The mob grew more frenzied as the gunmen dragged the two surviving Americans from the cab of their bullet-ridden lorry and forced them to kneel on the street.
Killing one of the men with a rifle round fired into the back of his head, they doused the other with petrol and set him alight. Barefoot children, yelping in delight, piled straw on to the screaming man’s body to stoke the flames.
It had taken just one wrong turn for disaster to unfold. Less than a mile from the base it was heading to, the convoy turned left instead of right and lumbered down one of the most anti-American streets in Iraq, a narrow bottleneck in Duluiya town, on a peninsular jutting into the Tigris river named after the Jibouri tribe that lives there.
As the lorries desperately tried to reverse out, dozens of Sunni Arab insurgents wielding rocket launchers and automatic rifles emerged from their homes.
The gunmen were almost certainly emboldened by the fact that the American soldiers escorting the convoy would not have been able to respond quickly enough.
“The hatches of the humvees were closed,” said Capt Andrew Staples, a member of the Task Force Liberty 1-15 battalion that patrols Duluiya and other small towns on the eastern bank of the Tigris, who spoke to soldiers involved.

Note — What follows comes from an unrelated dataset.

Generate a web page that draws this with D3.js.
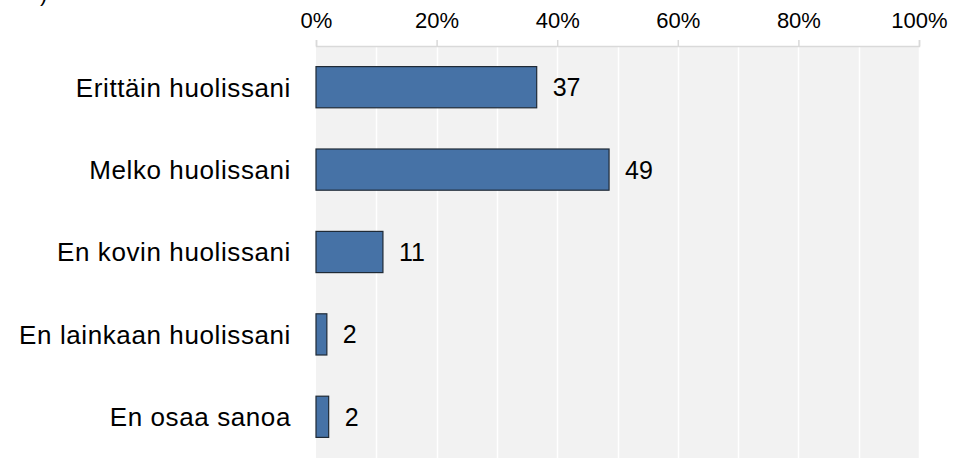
<!DOCTYPE html>
<html>
<head>
<meta charset="utf-8">
<script src="https://cdn.jsdelivr.net/npm/d3@7"></script>
<style>
  html, body { margin: 0; padding: 0; background: #ffffff; }
  svg { display: block; }
  text { font-family: "Liberation Sans", Arial, sans-serif; fill: #000; }
</style>
</head>
<body>
<svg id="chart" width="954" height="458"></svg>
<script>
const categories = ["Erittäin huolissani", "Melko huolissani", "En kovin huolissani", "En lainkaan huolissani", "En osaa sanoa"];
const values = [36.6, 48.6, 11.1, 1.8, 2.1];
const valueLabels = ["37", "49", "11", "2", "2"];
const tickValues = [0, 20, 40, 60, 80, 100];
const gridValues = [10, 20, 30, 40, 50, 60, 70, 80, 90, 100];

const svg = d3.select("#chart");
const W = 954, H = 458;
const mLeft = 316, mRight = 919, mTop = 46, mBottom = 458;

const x = d3.scaleLinear().domain([0, 100]).range([mLeft, mRight]);
const y = d3.scaleBand().domain(categories).range([mTop, mBottom]).paddingInner(0.5).paddingOuter(0.25);

// clipped title fragment at top-left
svg.append("text").attr("x", 40).attr("y", 1).style("font-size", "22px").text(")");

// plot background
svg.append("rect").attr("x", mLeft).attr("y", mTop).attr("width", mRight - mLeft).attr("height", mBottom - mTop)
  .attr("fill", "#f2f2f2");

// gridlines
svg.append("g").selectAll("line").data(gridValues).join("line")
  .attr("x1", d => Math.round(x(d)) + 0.5).attr("x2", d => Math.round(x(d)) + 0.5)
  .attr("y1", mTop).attr("y2", mBottom)
  .attr("stroke", "#ffffff").attr("stroke-width", 1.5);

// top axis
const axis = d3.axisTop(x).tickValues(tickValues).tickFormat(d => d + "%").tickSize(6).tickPadding(12);
const ag = svg.append("g").attr("transform", `translate(0,${mTop})`).call(axis);
ag.select(".domain").attr("stroke", "#d9d9d9").attr("stroke-width", 1.5);
ag.selectAll(".tick line").attr("stroke", "#d9d9d9").attr("stroke-width", 1.5);
ag.selectAll(".tick text").style("font-size", "22px").attr("fill", "#000")
  .style("font-family", '"Liberation Sans", Arial, sans-serif');

// bars
svg.append("g").selectAll("rect").data(categories).join("rect")
  .attr("x", x(0))
  .attr("y", d => y(d))
  .attr("width", (d, i) => x(values[i]) - x(0))
  .attr("height", y.bandwidth())
  .attr("fill", "#4672a6")
  .attr("stroke", "#1f2a36")
  .attr("stroke-width", 1.2);

// category labels
svg.append("g").selectAll("text").data(categories).join("text")
  .attr("x", 291)
  .attr("y", d => y(d) + y.bandwidth() / 2)
  .attr("dy", "0.36em")
  .attr("text-anchor", "end")
  .style("font-size", "26px")
  .style("letter-spacing", "0.6px")
  .text(d => d);

// value labels
svg.append("g").selectAll("text").data(categories).join("text")
  .attr("x", (d, i) => x(values[i]) + 16)
  .attr("y", d => y(d) + y.bandwidth() / 2)
  .attr("dy", "0.36em")
  .style("font-size", "25px")
  .text((d, i) => valueLabels[i]);
</script>
</body>
</html>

Within minutes, four American contractors, all employees of the Halliburton subsidiary Kellog, Brown & Root, were dead. The jubilant crowd dragged their corpses through the street, chanting anti-US slogans. An investigation has been launched into why the contractors were not better protected.
Perhaps fearful of public reaction in America, where support for the war is falling, US officials suppressed details of the Sept 20 attack, which bore a striking resemblance to the murder of four other contractors in Fallujah last year.
Duluiya, located in the notorious Sunni triangle, is much smaller than Fallujah but no less violent, even if events here rarely make the news.
The violence here seems to encapsulate the growing difficulties the US military is facing in trying to defeat the insurgency. Pinned down by a constant stream of hit-and-run attacks from former Saddam regime loyalists, American soldiers are unable to focus their attention on the foreign extremists who pose a far more dangerous threat to the future of Iraq.
Yet it is here that the battle against the suicide bombers must be won.
The isolated towns east of the Tigris supply the foreign fighters and their allies and provide a haven where they can regroup after American offensives on their urban strongholds.
If the Americans do not close off these boltholes, it seems unlikely the war can be won.
But hopes for progress are growing more remote. The insurgency in eastern Salahuddin province is growing more intense, more deadly and more sophisticated.
Lt Col Gary Brito, the battalion’s commanding officer, said that in recent months the number of roadside bombs targeting his men had increased by a third – even though journeys out of base have been cut back. They are having a more devastating effect too.
“Before only two out of 10 used to be effective,” he said. “Now four or five have a catastrophic effect, blowing away a vehicle or causing casualties.” In the past few months at least four American soldiers in this battalion alone have been killed. Another 39 have been wounded.
Even routine patrols are fraught with danger.
“What the hell was that,” shouted Lt Chris Baldwin as a huge explosion rocked Baker Company’s convoy of humvees trundling along a street in Dour, another town under Lt Col Brito’s watch.
“Contact! Contact!” he bellowed into his radio as the gunners opened fire on a row of nearby houses from where the rocket-propelled anti-tank missile was fired.
As the gunfire died down, the soldiers burst into house after house, their facades peppered with bullet holes.
But, as is so often the case, the attacker had vanished down one of Dour’s maze-like alleys.
Instead the Americans were confronted with sullen Iraqis, holding their terrified children to their sides. An old woman sat on her bed, clutching her heart, as the soldiers interrogated the family.
“They heard nothing, they saw nothing, same as ******* usual,” said Sgt Jody Miller. Taking another deep drag from his cigarette, he turned to the company’s translator.
“Tell them to tell us where the bad guys are so we stop frigging shooting up their houses,” he said.
Nobody was hurt but the mutual distrust between the Americans and the local community deepened just a little bit more.